◆ **Stated problem**:
Leaving out the pictures, retype the lines from the beginning of the listing through the line containing "import pandas as pd".

(begin)

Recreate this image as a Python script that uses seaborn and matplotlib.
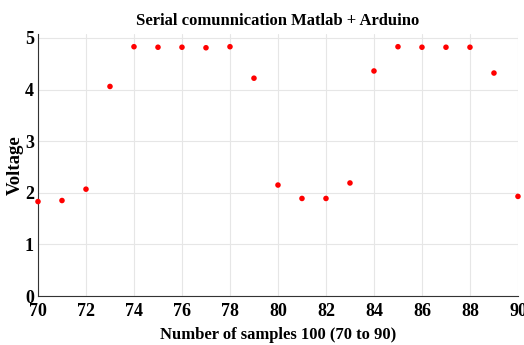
import matplotlib
matplotlib.use("Agg")
import matplotlib.pyplot as plt
import seaborn as sns
import pandas as pd

samples = list(range(70, 91))
voltage = [1.83, 1.85, 2.07, 4.06, 4.83, 4.82, 4.82, 4.81, 4.83, 4.22,
           2.15, 1.89, 1.89, 2.19, 4.36, 4.83, 4.82, 4.82, 4.82, 4.32, 1.93]
xticks = list(range(70, 91, 2))
yticks = [0, 1, 2, 3, 4, 5]

sns.set_theme(style="whitegrid")
plt.rcParams['font.family'] = ['Liberation Serif', 'DejaVu Serif']
plt.rcParams['font.weight'] = 'bold'
plt.rcParams['text.color'] = 'black'
plt.rcParams['axes.labelcolor'] = 'black'

df = pd.DataFrame({"Sample": samples, "Voltage": voltage})

fig = plt.figure(figsize=(5.24, 3.45), dpi=100)
ax = fig.add_axes([0.0725, 0.142, 0.916, 0.76])
sns.scatterplot(data=df, x="Sample", y="Voltage", ax=ax, color="#ff0000",
                s=16, edgecolor="none", linewidth=0, zorder=3, clip_on=False)

ax.set_xlim(70, 90)
ax.set_ylim(0, 5.08)
ax.set_xticks(xticks)
ax.set_yticks(yticks)
ax.grid(True, color="#e6e6e6", linewidth=0.8)
for s in ["top", "right"]:
    ax.spines[s].set_visible(False)
for s in ["left", "bottom"]:
    ax.spines[s].set_color("#333333")
    ax.spines[s].set_linewidth(0.8)
ax.tick_params(axis="both", direction="in", length=3, width=0.8, colors="#333333",
               labelcolor="black", labelsize=13)
ax.tick_params(axis="x", pad=5)
ax.tick_params(axis="y", pad=3)
for lab in ax.get_xticklabels() + ax.get_yticklabels():
    lab.set_fontweight("bold")
ax.set_xlabel("Number of samples 100 (70 to 90)", fontsize=12, fontweight="bold", labelpad=5)
ax.set_ylabel("Voltage", fontsize=13.5, fontweight="bold", labelpad=1)
ax.set_title("Serial comunnication Matlab + Arduino", fontsize=12, fontweight="bold", pad=6)

fig.savefig("out.png", dpi=100)
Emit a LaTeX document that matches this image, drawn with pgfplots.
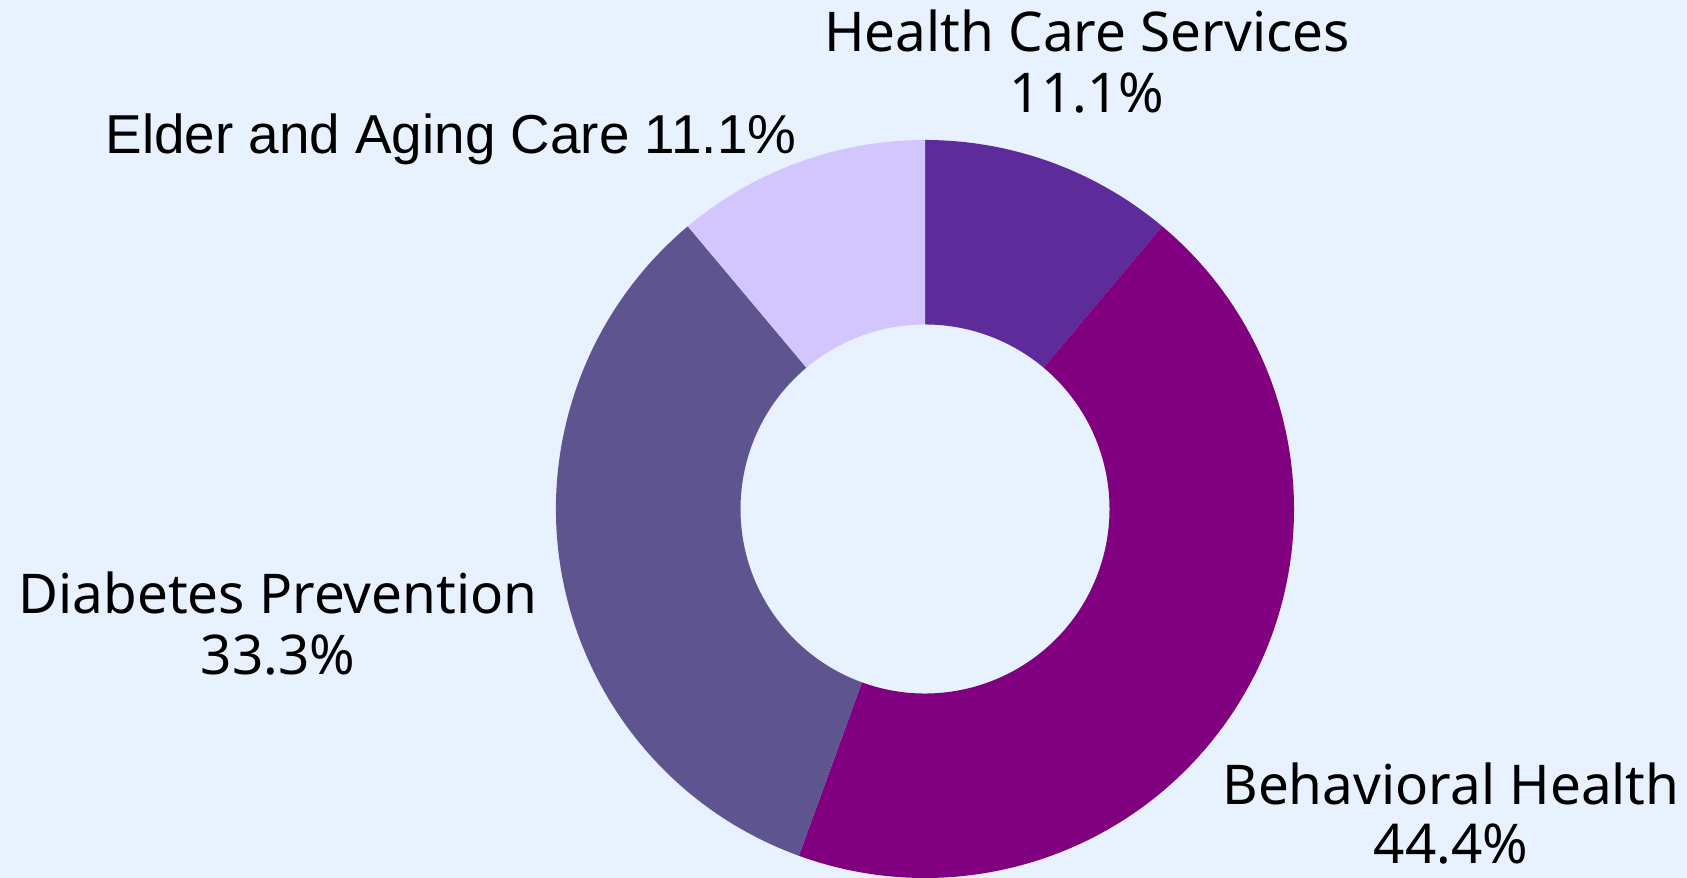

(end)

◆ **Reply**:
Recreate this image as a Python script that uses seaborn and matplotlib.
import matplotlib
matplotlib.use("Agg")
import matplotlib.pyplot as plt
import seaborn as sns
import pandas as pd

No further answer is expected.